Good Job Texas Tech
Governor Abbott called for expulsion, with university decrying video ‘trivializing or promoting violence’
Texas State University has ended the enrollment of a student who appeared to mock the assassination of conservative activist Charlie Kirk during a campus memorial event earlier this week.
A video posted to social media on Tuesday morning shows the student in the crowd slapping his neck multiple times, calling himself “Charlie Kirk”, and imitating Kirk when he was fatally shot in the neck on 10 September at Utah Valley University.
“Charlie Kirk got hit in the neck, b—h,” the person says in the video.
At one point in the video, the person can be seen walking through the crowd and up on to a statue, where he mimics Kirk getting shot and pretends to fall down.
The video quickly gained attention, prompting Texas’s governor, Greg Abbott, a Republican, to share the video and call for the student to be expelled.
“Hey Texas State. This conduct is not accepted at our schools,” Abbott wrote. “Expel this student immediately. Mocking assassination must have consequences.”

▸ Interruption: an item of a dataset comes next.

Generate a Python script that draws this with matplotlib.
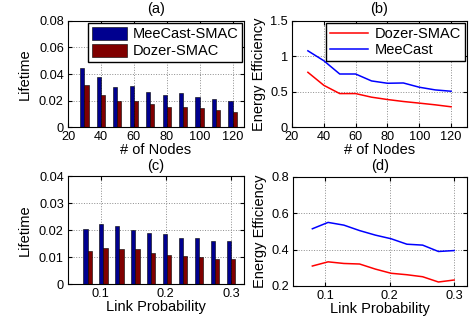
import numpy as np
import matplotlib
matplotlib.use("Agg")
import matplotlib.pyplot as plt

plt.rcParams['font.family'] = ['Liberation Sans', 'DejaVu Sans']

# data
nodes = [30, 40, 50, 60, 70, 80, 90, 100, 110, 120]
life_meecast = [0.0443, 0.0375, 0.0303, 0.0310, 0.0265, 0.0240, 0.0255, 0.0230, 0.0213, 0.0198]
life_dozer = [0.0318, 0.0240, 0.0198, 0.0193, 0.0173, 0.0153, 0.0150, 0.0140, 0.0125, 0.0115]
eff_dozer = [0.774, 0.590, 0.473, 0.473, 0.422, 0.389, 0.361, 0.338, 0.314, 0.286]
eff_meecast = [1.078, 0.938, 0.750, 0.750, 0.652, 0.619, 0.623, 0.563, 0.525, 0.506]

link_p = [0.08, 0.1044, 0.1289, 0.1533, 0.1778, 0.2022, 0.2267, 0.2511, 0.2756, 0.30]
lp_life_meecast = [0.0204, 0.0222, 0.0214, 0.0201, 0.0189, 0.0185, 0.0170, 0.0170, 0.0160, 0.0160]
lp_life_dozer = [0.0123, 0.0133, 0.0131, 0.0128, 0.0115, 0.0107, 0.0104, 0.0101, 0.0093, 0.0094]
lp_eff_meecast = [0.515, 0.550, 0.535, 0.505, 0.480, 0.460, 0.430, 0.425, 0.390, 0.395]
lp_eff_dozer = [0.310, 0.333, 0.324, 0.321, 0.293, 0.270, 0.262, 0.251, 0.222, 0.233]

navy = (0, 0, 0.5625)
maroon = (0.5, 0, 0)
TICK = 9.2
LAB = 10.5

fig = plt.figure(figsize=(4.73, 3.26), dpi=100)
ax_a = fig.add_axes([0.1438, 0.6104, 0.3721, 0.3252])
ax_b = fig.add_axes([0.6173, 0.6104, 0.3700, 0.3252])
ax_c = fig.add_axes([0.1438, 0.1288, 0.3721, 0.3313])
ax_d = fig.add_axes([0.6195, 0.1227, 0.3679, 0.3344])


def style(ax):
    ax.grid(True, linestyle=':', color='0.55', linewidth=0.7)
    ax.set_axisbelow(True)
    ax.tick_params(direction='in', top=True, right=True, length=3,
                   labelsize=TICK, pad=3)
    for s in ax.spines.values():
        s.set_linewidth(0.8)


def fmt(v):
    return '0' if v == 0 else ('%g' % v)


# (a)
w = 2.5
x = np.array(nodes)
ax_a.bar(x - w / 2, life_meecast, w, color=navy, edgecolor='black', linewidth=0.4, label='MeeCast-SMAC')
ax_a.bar(x + w / 2, life_dozer, w, color=maroon, edgecolor='black', linewidth=0.4, label='Dozer-SMAC')
ax_a.set_xlim(20, 127)
ax_a.set_ylim(0, 0.08)
ax_a.set_xticks([20, 40, 60, 80, 100, 120])
yt = [0, 0.02, 0.04, 0.06, 0.08]
ax_a.set_yticks(yt)
ax_a.set_yticklabels([fmt(v) for v in yt])
ax_a.set_xlabel('# of Nodes', fontsize=LAB, labelpad=0)
ax_a.set_ylabel('Lifetime', fontsize=LAB, labelpad=5)
ax_a.set_title('(a)', fontsize=LAB, pad=6)
ax_a.legend(loc='upper right', fontsize=LAB, fancybox=False, edgecolor='black',
            borderaxespad=0.15, handlelength=2.4, handleheight=1.0,
            labelspacing=0.15, borderpad=0.25, handletextpad=0.4, framealpha=1)
style(ax_a)

# (b)
ax_b.plot(nodes, eff_dozer, color='red', linewidth=1.1, label='Dozer-SMAC')
ax_b.plot(nodes, eff_meecast, color='blue', linewidth=1.1, label='MeeCast')
ax_b.set_xlim(20, 130)
ax_b.set_ylim(0, 1.5)
ax_b.set_xticks([20, 40, 60, 80, 100, 120])
yt = [0, 0.5, 1, 1.5]
ax_b.set_yticks(yt)
ax_b.set_yticklabels([fmt(v) for v in yt])
ax_b.set_xlabel('# of Nodes', fontsize=LAB, labelpad=0)
ax_b.set_ylabel('Energy Efficiency', fontsize=LAB, labelpad=3)
ax_b.set_title('(b)', fontsize=LAB, pad=6)
ax_b.legend(loc='upper right', fontsize=LAB, fancybox=False, edgecolor='black',
            borderaxespad=0.15, handlelength=2.6, labelspacing=0.15,
            borderpad=0.25, handletextpad=0.5, framealpha=1)
style(ax_b)

# (c)
wc = 0.0064
xp = np.array(link_p)
ax_c.bar(xp - wc / 2, lp_life_meecast, wc, color=navy, edgecolor='black', linewidth=0.4)
ax_c.bar(xp + wc / 2, lp_life_dozer, wc, color=maroon, edgecolor='black', linewidth=0.4)
ax_c.set_xlim(0.05, 0.32)
ax_c.set_ylim(0, 0.04)
ax_c.set_xticks([0.1, 0.2, 0.3])
yt = [0, 0.01, 0.02, 0.03, 0.04]
ax_c.set_yticks(yt)
ax_c.set_yticklabels([fmt(v) for v in yt])
ax_c.set_xlabel('Link Probability', fontsize=LAB, labelpad=0)
ax_c.set_ylabel('Lifetime', fontsize=LAB, labelpad=5)
ax_c.set_title('(c)', fontsize=LAB, pad=4)
style(ax_c)

# (d)
ax_d.plot(link_p, lp_eff_meecast, color='blue', linewidth=1.1)
ax_d.plot(link_p, lp_eff_dozer, color='red', linewidth=1.1)
ax_d.set_xlim(0.05, 0.32)
ax_d.set_ylim(0.2, 0.8)
ax_d.set_xticks([0.1, 0.2, 0.3])
ax_d.set_yticks([0.2, 0.4, 0.6, 0.8])
ax_d.set_xlabel('Link Probability', fontsize=LAB, labelpad=0)
ax_d.set_ylabel('Energy Efficiency', fontsize=LAB, labelpad=3)
ax_d.set_title('(d)', fontsize=LAB, pad=5)
style(ax_d)

fig.savefig('out.png', dpi=100)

The Texas State University president, Kelly Damphousse, issued a statement on Tuesday afternoon, calling the video “disturbing” and confirmed that the video was taken at the school’s San Marcos campus.
“I have directed university officials to take immediate steps to identify the individual in the video,” Damphousse said. “Behavior that trivializes or promotes violence is reprehensible and violates the values of TXST. It will not be tolerated. Let me be clear: expressions that glorify violence or murder have no place on our campuses.”
Several hours later, Damphousse announced that the individual in the video had been identified and was “no longer a student” at Texas State.
The university did not release the name of the student and said that “federal law prevents the university from commenting further on individual student conduct matters.”
In a separate message to Texas State students and community members, obtained by the San Antonio Express News, Damphousse reportedly said the incident “has shaken the Texas State community”.
“The video understandably evoked strong emotions here and across the country,” he wrote. In the message, he also urged members of the Texas State community to “consider the impact that our words and actions can have on those around us.”
The expulsion follows a similar incident at Texas Tech University, where an 18-year-old student was reportedly expelled this week after a video surfaced showing her disrupting a vigil for Kirk on campus.
In the video, she is seen shouting “F–k y’all homie dead, he got shot in the head.”
On Monday, Texas Tech confirmed to multiple local media outlets that the student was no longer enrolled at the university.
“Any behavior that denigrates victims of violence is reprehensible, has no place on our campus, and does not align with our values,” the university said in a public statement on Monday. “Federal law prevents Texas Tech University from commenting on individual student conduct matters. We take all reported violations seriously and address them under university policy and the law.”
Governor Abbott also weighed in on that incident, reposting the video and writing: “Definitely picked the wrong school to taunt the death of Charlie Kirk”.
The expulsions are part of a growing wave of disciplinary actions, ranging from firings to suspensions, against individuals who have made public remarks about Kirk or Kirk’s death since the fatal shooting that some political, business and university leaders have deemed “inappropriate”.
Since Kirk’s killing, a Secret Service employee, journalists, a junior strategist at Nasdaq, firefighters and school employees have reportedly lost their jobs over comments related to Kirk’s politics or death.
The Texas Education Agency is investigating about 180 complaints against teachers accused of posting inappropriate remarks online about Kirk’s death, according to the Texas Tribune.
The Texas American Federation of Teachers has condemned the investigations, calling them a “political witch hunt against Texas educators”.
“These ‘investigations’ into teachers exercising their First Amendment rights outside their official duties silence dissent and encourage the purging of civil servants,” the statement says.
Zeph Capo, the president of the Texas American Federation of Teachers said that “what started with lawmakers weaponizing their platforms against civil servants has morphed into a statewide directive to hunt down and fire educators for opinions shared on their personal social media accounts”.